Abdul Karim Sheik said he was 17 when he started working in the mines a decade ago alongside his older brother. At age 21, he was picking his way through a rat hole when a chunk of rock loosened from above and crushed his spinal cord, leaving him paralysed and confined to a wheelchair.

In November, a recruiter arrived in the village and offered his brother, 32-year-old Abdul Kalam Sheik, a job at the mine in Ksan. His wife was pregnant with their second child, and with their father weakening due to age, there was no one else in the family to earn a living.

Abdul Karim Sheik said he urged him not to go, “but he insisted, saying he could support us.”

The older brother and Alim were among about 20 miners who arrived at Ksan in early December. Alim recalled his alarm when he noticed that abandoned mines nearby had filled with water — an indication that earlier rat holes had collapsed.

It was not just an attack against me, but a signal to others.

- Agnes Kharshiing, activist

Activists say that due to unchecked mining and runoff, sulfur from the coal has seeped into rivers and streams. Last year, a report by Agnes Kharshiing, head of the Shillong-based Civil Society Women’s Organisation, found high levels of water pollution and deforestation in the Jaintia Hills, home to most of the state’s coal.

In November, Kharshiing and her colleague Anita Sangma — who is no relation to the chief minister — were photographing illegal mining in the hills when they came under attack from about two dozen mine owners and bosses. The mob struck Kharshiing with stones and sticks, leaving her unconscious and bleeding heavily from the scalp.

“We’re going to finish her,” Sangma recalled some of the assailants saying. The women recognised one of the men as Nidamon Chullet, a leader of the National People’s Party, which governs the state in alliance with Prime Minister Narendra Modi’s Bharatiya Janata Party.

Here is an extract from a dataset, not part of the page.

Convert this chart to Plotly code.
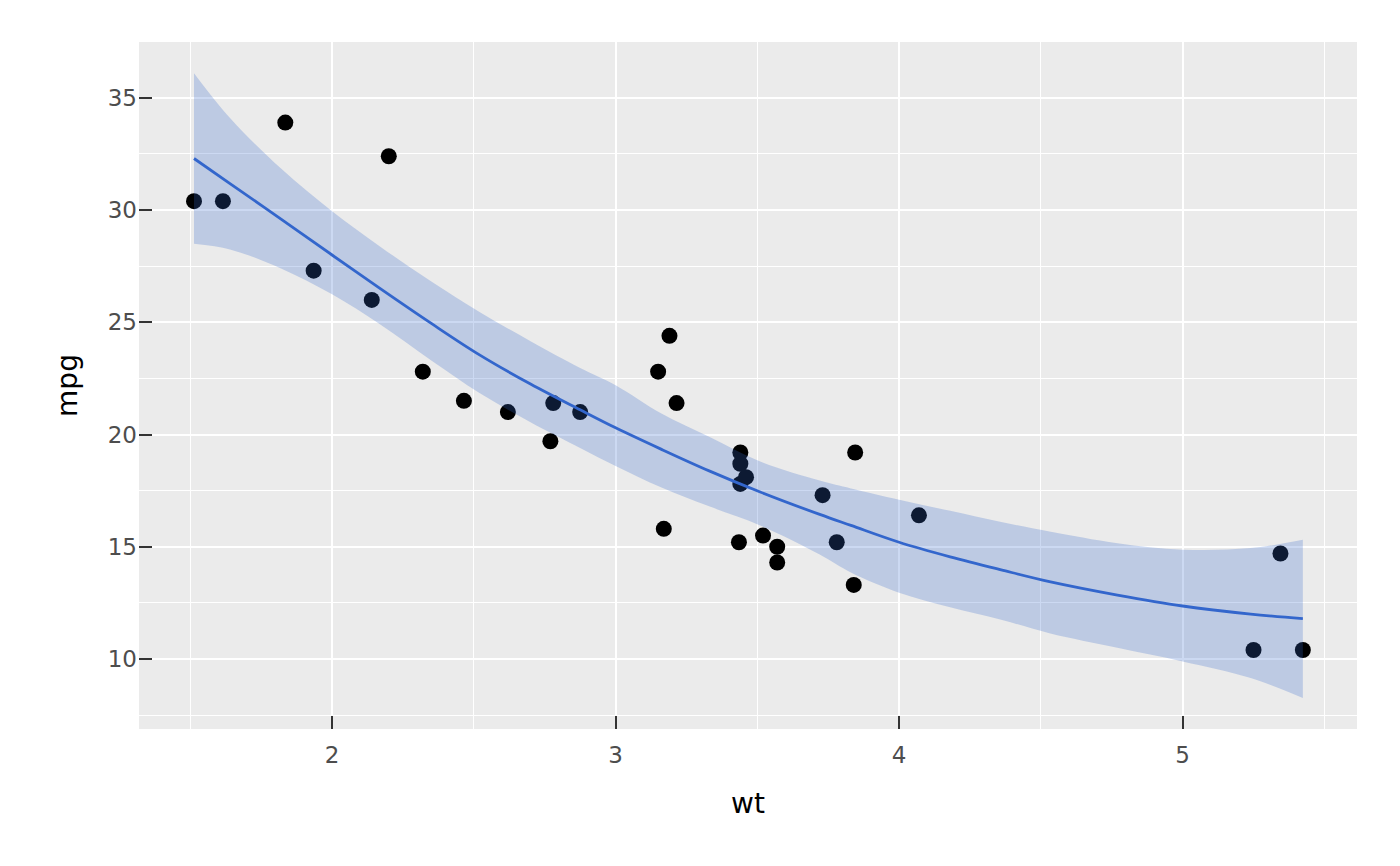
import plotly.graph_objects as go

# mtcars: weight (1000 lbs) and miles per gallon
wt = [2.620, 2.875, 2.320, 3.215, 3.440, 3.460, 3.570, 3.190, 3.150, 3.440,
      3.440, 4.070, 3.730, 3.780, 5.250, 5.424, 5.345, 2.200, 1.615, 1.835,
      2.465, 3.520, 3.435, 3.840, 3.845, 1.935, 2.140, 1.513, 3.170, 2.770,
      3.570, 2.780]
mpg = [21.0, 21.0, 22.8, 21.4, 18.7, 18.1, 14.3, 24.4, 22.8, 19.2,
       17.8, 16.4, 17.3, 15.2, 10.4, 10.4, 14.7, 32.4, 30.4, 33.9,
       21.5, 15.5, 15.2, 13.3, 19.2, 27.3, 26.0, 30.4, 15.8, 19.7,
       15.0, 21.4]

# loess smooth and its confidence band
smooth_x = [1.513, 1.64, 1.82, 2.0, 2.17, 2.35, 2.52, 2.70, 2.875, 3.0, 3.16, 3.33,
            3.51, 3.72, 3.83, 4.0, 4.18, 4.36, 4.53, 4.77, 5.0, 5.24, 5.424]
smooth_fit = [32.3, 31.18, 29.6, 28.0, 26.5, 24.95, 23.55, 22.25, 21.1, 20.3, 19.35, 18.38,
              17.44, 16.44, 15.95, 15.2, 14.55, 13.97, 13.45, 12.85, 12.36, 12.0, 11.8]
smooth_upper = [36.1, 34.1, 31.85, 29.95, 28.37, 26.82, 25.46, 24.16, 22.97, 22.2, 20.95, 19.9,
                18.8, 17.95, 17.6, 17.1, 16.6, 16.1, 15.68, 15.16, 14.87, 14.94, 15.31]
smooth_lower = [28.5, 28.25, 27.4, 26.25, 24.9, 23.3, 21.85, 20.55, 19.4, 18.6, 17.65, 16.8,
                15.95, 14.65, 13.85, 12.95, 12.3, 11.75, 11.15, 10.5, 9.89, 9.15, 8.26]

fig = go.Figure()

fig.add_trace(go.Scatter(
    x=wt, y=mpg, mode="markers",
    marker=dict(size=16, color="black", line=dict(width=0)),
    showlegend=False))

# confidence band (drawn over the points, as ggplot does)
fig.add_trace(go.Scatter(
    x=smooth_x, y=smooth_lower, mode="lines",
    line=dict(width=0, shape="spline", color="rgba(0,0,0,0)"),
    showlegend=False, hoverinfo="skip"))
fig.add_trace(go.Scatter(
    x=smooth_x, y=smooth_upper, mode="lines",
    line=dict(width=0, shape="spline", color="rgba(0,0,0,0)"),
    fill="tonexty", fillcolor="rgba(51,102,204,0.25)",
    showlegend=False, hoverinfo="skip"))

fig.add_trace(go.Scatter(
    x=smooth_x, y=smooth_fit, mode="lines",
    line=dict(width=2.8, shape="spline", color="#3366CC"),
    showlegend=False))

axis_common = dict(
    showgrid=True, gridcolor="white", gridwidth=2,
    zeroline=False, showline=False,
    ticks="inside", ticklen=13, tickwidth=1.6, tickcolor="#333333",
    tickfont=dict(family="DejaVu Sans", size=23, color="#4D4D4D"),
)

fig.update_xaxes(
    axis_common,
    range=[1.319, 5.615], tickvals=[2, 3, 4, 5],
    minor=dict(dtick=0.5, showgrid=True, gridcolor="white", gridwidth=1, ticks=""),
    ticklabelstandoff=10,
    title=dict(text="wt", font=dict(family="DejaVu Sans", size=28, color="black"),
               standoff=26),
)
fig.update_yaxes(
    axis_common,
    range=[6.88, 37.49], dtick=5, tick0=0,
    minor=dict(dtick=2.5, showgrid=True, gridcolor="white", gridwidth=1, ticks=""),
    ticklabelstandoff=1,
    title=dict(text="mpg", font=dict(family="DejaVu Sans", size=28, color="black"),
               standoff=21),
)

# page body adds an 8px offset, so the figure is sized 1384x850
fig.update_layout(
    width=1384, height=850,
    margin=dict(l=131, r=35, t=34, b=129),
    paper_bgcolor="white",
    plot_bgcolor="#EBEBEB",
    font=dict(family="DejaVu Sans"),
    hovermode="closest",
)

fig.write_html("out.html")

Kharshiing would spend a month in the hospital before being released. The attack was particularly shocking in Meghalaya, a predominantly matrilineal society that teaches respect for women.

“It was not just an attack against me, but a signal to others,” she said as she lay in bed recovering, her torso wrapped in a brace.

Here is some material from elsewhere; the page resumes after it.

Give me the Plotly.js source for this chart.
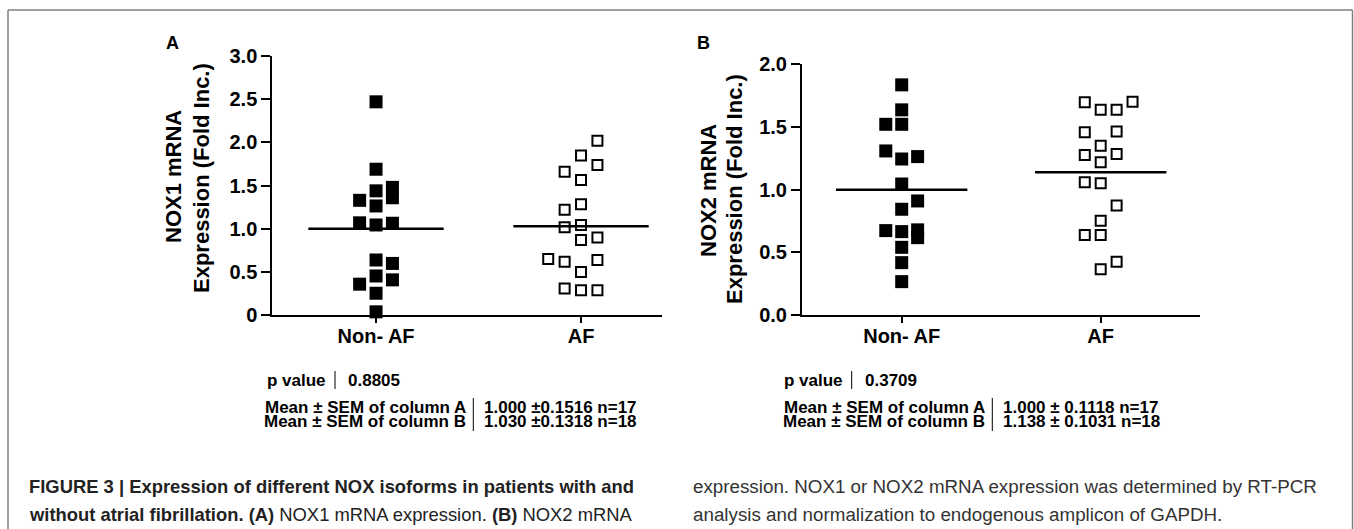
<!DOCTYPE html>
<html>
<head>
<meta charset="utf-8">
<script src="https://cdn.plot.ly/plotly-3.0.1.min.js"></script>
<style>
html,body{margin:0;padding:0;background:#fff;}
#chart{width:1354px;height:529px;}
</style>
</head>
<body>
<div id="chart"></div>
<script>
// ---------------- DATA ----------------
const categories = ['Non- AF', 'AF'];

// Panel A: NOX1 mRNA (fold increase)
const nonAfA = [2.47, 1.69, 1.44, 1.48, 1.36, 1.33, 1.265, 1.07, 1.045, 1.065, 0.64, 0.60, 0.455, 0.41, 0.36, 0.255, 0.04];
const nonAfASlot = [0, 0, 0, 1, 1, -1, 0, -1, 0, 1, 0, 1, 0, 1, -1, 0, 0];
const afA = [2.02, 1.85, 1.74, 1.66, 1.566, 1.285, 1.22, 1.02, 1.045, 0.87, 0.90, 0.65, 0.62, 0.64, 0.50, 0.31, 0.29, 0.29];
const afASlot = [1, 0, 1, -1, 0, 0, -1, -1, 0, 0, 1, -2, -1, 1, 0, -1, 0, 1];
const meanA = [1.000, 1.030];

// Panel B: NOX2 mRNA (fold increase)
const nonAfB = [1.834, 1.635, 1.52, 1.52, 1.308, 1.244, 1.263, 1.045, 0.91, 0.844, 0.674, 0.666, 0.68, 0.618, 0.541, 0.419, 0.268];
const nonAfBSlot = [0, 0, -1, 0, -1, 0, 1, 0, 1, 0, -1, 0, 1, 1, 0, 0, 0];
const afB = [1.696, 1.635, 1.635, 1.70, 1.457, 1.462, 1.35, 1.276, 1.284, 1.218, 1.059, 1.051, 0.873, 0.753, 0.639, 0.639, 0.366, 0.427];
const afBSlot = [-1, 0, 1, 2, -1, 1, 0, -1, 1, 0, -1, 0, 1, 0, -1, 0, 0, 1];
const meanB = [1.000, 1.138];

// Tick labels
const yTickValsA = [0, 0.5, 1.0, 1.5, 2.0, 2.5, 3.0];
const yTickTextA = ['0', '0.5', '1.0', '1.5', '2.0', '2.5', '3.0'];
const yTickValsB = [0, 0.5, 1.0, 1.5, 2.0];
const yTickTextB = ['0.0', '0.5', '1.0', '1.5', '2.0'];

// Statistics text
const pValues = ['0.8805', '0.3709'];
const meanLabels = ['Mean \u00B1 SEM of column A', 'Mean \u00B1 SEM of column B'];
const meanRowsA = ['1.000 \u00B10.1516 n=17', '1.030 \u00B10.1318 n=18'];
const meanRowsB = ['1.000 \u00B1 0.1118 n=17', '1.138 \u00B1 0.1031 n=18'];

const yTitlesA = ['NOX1 mRNA', 'Expression (Fold Inc.)'];
const yTitlesB = ['NOX2 mRNA', 'Expression (Fold Inc.)'];

const captionLeft = ['<b>FIGURE 3 | Expression of different NOX isoforms in patients with and</b>',
                     '<b>without atrial fibrillation. (A)</b> NOX1 mRNA expression. <b>(B)</b> NOX2 mRNA'];
const captionRight = ['expression. NOX1 or NOX2 mRNA expression was determined by RT-PCR',
                      'analysis and normalization to endogenous amplicon of GAPDH.'];

// ---------------- LAYOUT HELPERS ----------------
const W = 1354, H = 529;
const px = x => x / W;
const py = y => 1 - y / H;
const FONT = 'Liberation Sans, Arial, Helvetica, sans-serif';
const JIT = 0.08, HALF = 0.33;

function pts(vals, slots, cat, xa, ya, open) {
  return {
    type: 'scatter', mode: 'markers', xaxis: xa, yaxis: ya, cliponaxis: false,
    x: vals.map((v, i) => cat + slots[i] * JIT), y: vals,
    marker: open
      ? {symbol: 'square-open', size: 10, color: '#000', line: {width: 2, color: '#000'}}
      : {symbol: 'square', size: 13, color: '#000', line: {width: 0}},
    hoverinfo: 'skip', showlegend: false
  };
}
function meanLine(m, cat, xa, ya) {
  return {type: 'scatter', mode: 'lines', xaxis: xa, yaxis: ya, cliponaxis: false,
    x: [cat - HALF, cat + HALF], y: [m, m], line: {color: '#000', width: 2.5},
    hoverinfo: 'skip', showlegend: false};
}

const traces = [
  meanLine(meanA[0], 0, 'x', 'y'), meanLine(meanA[1], 1, 'x', 'y'),
  meanLine(meanB[0], 0, 'x2', 'y2'), meanLine(meanB[1], 1, 'x2', 'y2'),
  pts(nonAfA, nonAfASlot, 0, 'x', 'y', false),
  pts(afA, afASlot, 1, 'x', 'y', true),
  pts(nonAfB, nonAfBSlot, 0, 'x2', 'y2', false),
  pts(afB, afBSlot, 1, 'x2', 'y2', true)
];

const xCommon = {
  tickvals: [0, 1], ticktext: categories, showgrid: false, zeroline: false,
  showline: true, linecolor: '#000', linewidth: 2,
  ticks: 'outside', ticklen: 6, tickwidth: 2, tickcolor: '#000', ticklabelstandoff: -4,
  tickfont: {family: FONT, size: 20, color: '#000', weight: 'bold'}, fixedrange: true
};
const yCommon = {
  showgrid: false, zeroline: false, showline: true, linecolor: '#000', linewidth: 2,
  ticks: 'outside', ticklen: 9, tickwidth: 2, tickcolor: '#000',
  tickfont: {family: FONT, size: 20, color: '#000', weight: 'bold'}, fixedrange: true
};

const layout = {
  width: W, height: H, margin: {l: 0, r: 0, t: 0, b: 0},
  paper_bgcolor: '#fff', plot_bgcolor: 'rgba(0,0,0,0)', showlegend: false,
  font: {family: FONT, color: '#000'},
  xaxis: Object.assign({}, xCommon, {domain: [px(272.3), px(662)], range: [-0.506, 1.395], anchor: 'y'}),
  yaxis: Object.assign({}, yCommon, {domain: [py(315.3), py(56)], range: [0, 3], tickvals: yTickValsA, ticktext: yTickTextA, anchor: 'x'}),
  xaxis2: Object.assign({}, xCommon, {domain: [px(802), px(1200)], range: [-0.501, 1.499], anchor: 'y2'}),
  yaxis2: Object.assign({}, yCommon, {domain: [py(315.3), py(64)], range: [0, 2], tickvals: yTickValsB, ticktext: yTickTextB, anchor: 'x2'}),
  shapes: [],
  annotations: []
};

// Border frame
const frame = {type: 'line', xref: 'paper', yref: 'paper', line: {color: '#7f7f7f', width: 1.5}};
layout.shapes.push(Object.assign({}, frame, {x0: px(8), x1: px(1352.5), y0: py(10), y1: py(10)}));
layout.shapes.push(Object.assign({}, frame, {x0: px(8), x1: px(8), y0: py(10), y1: py(529)}));
layout.shapes.push(Object.assign({}, frame, {x0: px(1352.5), x1: px(1352.5), y0: py(10), y1: py(529)}));

function ann(text, x, y, opts) {
  layout.annotations.push(Object.assign({
    text: text, xref: 'paper', yref: 'paper', x: px(x), y: py(y),
    showarrow: false, xanchor: 'center', yanchor: 'middle',
    font: {family: FONT, size: 17, color: '#000', weight: 'bold'}
  }, opts || {}));
}
function vbar(x, y0, y1) {
  layout.shapes.push({type: 'line', xref: 'paper', yref: 'paper', x0: px(x), x1: px(x), y0: py(y0), y1: py(y1),
    line: {color: '#000', width: 1}});
}

// Panel letters
ann('A', 172, 43, {font: {family: FONT, size: 18, color: '#000', weight: 'bold'}});
ann('B', 703, 43, {font: {family: FONT, size: 18, color: '#000', weight: 'bold'}});

// Y-axis titles (two rotated lines each)
const tFont = {family: FONT, size: 22, color: '#000', weight: 'bold'};
ann(yTitlesA[0], 173, 177, {textangle: -90, font: tFont});
ann(yTitlesA[1], 201, 178, {textangle: -90, font: tFont});
ann(yTitlesB[0], 708, 191, {textangle: -90, font: tFont});
ann(yTitlesB[1], 734, 189, {textangle: -90, font: tFont});

// Stats blocks
const sFont = {family: FONT, size: 17, color: '#000', weight: 'bold'};
function stats(pBar, meanBar, pv, rows) {
  ann('p value', pBar - 7, 380, {xanchor: 'right', font: sFont});
  ann(pv, pBar + 11, 380, {xanchor: 'left', font: sFont});
  vbar(pBar, 371, 389);
  ann(meanLabels[0], meanBar - 6.5, 407, {xanchor: 'right', font: sFont, borderpad: 0});
  ann(meanLabels[1], meanBar - 6.5, 421, {xanchor: 'right', font: sFont, borderpad: 0});
  ann(rows[0], meanBar + 10, 407, {xanchor: 'left', font: sFont, borderpad: 0});
  ann(rows[1], meanBar + 10, 421, {xanchor: 'left', font: sFont, borderpad: 0});
  vbar(meanBar, 398, 431);
}
stats(335, 473.3, pValues[0], meanRowsA);
stats(851.7, 992.3, pValues[1], meanRowsB);

// Caption
const cFontL = {family: FONT, size: 18.4, color: '#222', weight: 'normal'};
const cFontR = {family: FONT, size: 18.8, color: '#333', weight: 'normal'};
ann(captionLeft[0], 27, 486, {xanchor: 'left', font: cFontL});
ann(captionLeft[1], 27, 514, {xanchor: 'left', font: cFontL});
ann(captionRight[0], 691, 486, {xanchor: 'left', font: cFontR});
ann(captionRight[1], 691, 514, {xanchor: 'left', font: cFontR});

Plotly.newPlot('chart', traces, layout, {displayModeBar: false, staticPlot: true});
</script>
</body>
</html>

She has not remained silent: Last month, she and fellow activists released another report that named several prominent politicians who allegedly owned or were otherwise connected to illegal mines, including four ministers in Sangma’s government.

Police arrested six people in the attack against her, including the mine owner. On Christmas Day, Chullet surrendered to authorities.

The National Green Tribunal last month ordered the state to pay a $14-million fine for failing to curb illegal mining. State officials said they would challenge the ruling — even as two men died in a separate mine tragedy in the first week of January.

The families of the men missing at Ksan blame state officials for what happened. After the collapse December 13, it took nearly two weeks for high-powered pumps to arrive to speed up the removal of water from the chasm. According to Indian news reports, the delay was partly due to officials going on vacation over Christmas in the majority Christian state.

The state has promised each miner’s family interim compensation of about $1,420, but no money has arrived in Magurmari.

Clutching a photo of Abdul Kalam Sheik, his father, Bodiot Jamal, said he hoped his son’s body would be brought home so he could be buried in the Muslim tradition.

“For a few days we hoped he had survived,” he said. “But now we don’t have any faith.”